Jurassic rocks "gently" dipping to the east looking north west.

     Looking to the west you can see another portion of the fold near where it begins on the up side of the fault.  The beds aren't dipping nearly so strongly and if you could see even further west, the beds wouldn't be dipping at all, but in their original horizontal position.  This makes for some beautiful and strange looking landscape as little canyons cut through these dipping layers.


Another part of the fold.  Steeply dipping but not yet vertical.

     Along the Cockscomb and Cottonwood Canyon Road, the age of the rock formations get progressively older not as you go from high to low, but as you look from right to left.  If you like to look at interesting geology along a scenic dirt road and don't mind miles of washboard that rattles your very fillings, this is the place.   Every mile has its really interesting and beautiful sight.  Here I came across a gleaming, cream colored "reef" that looked like it was made out of a fine alabaster.  I didn't stop and I have no idea just what it is.

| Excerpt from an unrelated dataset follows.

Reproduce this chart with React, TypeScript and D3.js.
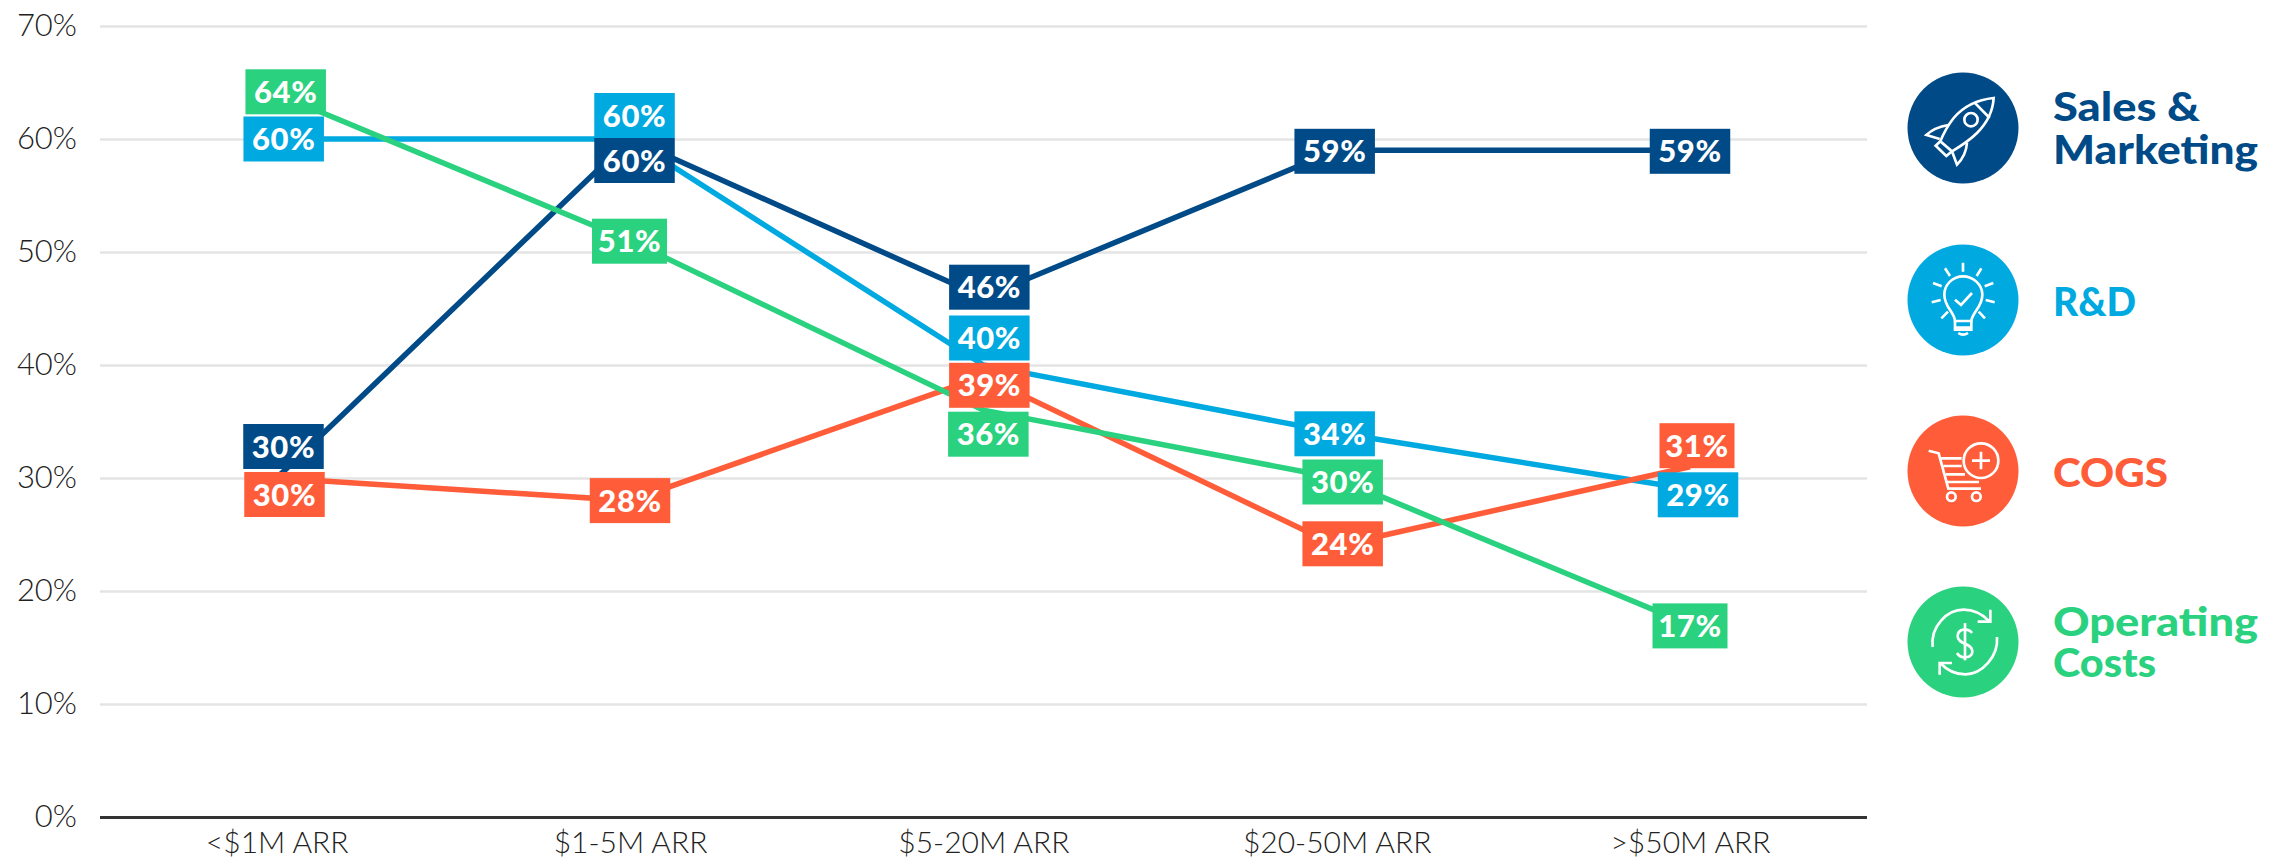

"Alabaster" reef within the Cockscomb


A closeup of the reef.

     I regret that I didn't stop for hikes out to interesting sights and I regret that I didn't stop to make quality photographs of the many interesting things along the way, but after my experience failing to find a camp at Zion, I wanted to get to Kodachrome Basin early.  I really didn't want to end up sleeping in my truck out in the middle of nowhere and besides, there are thousands of photographers who have taken better pictures of the Cockscomb than any I would ever hope to take.  I'm sure there are all kinds of pictures you can find for yourself, but I suggest you do not satisfy yourself with pictures, but that you go and see this for yourself.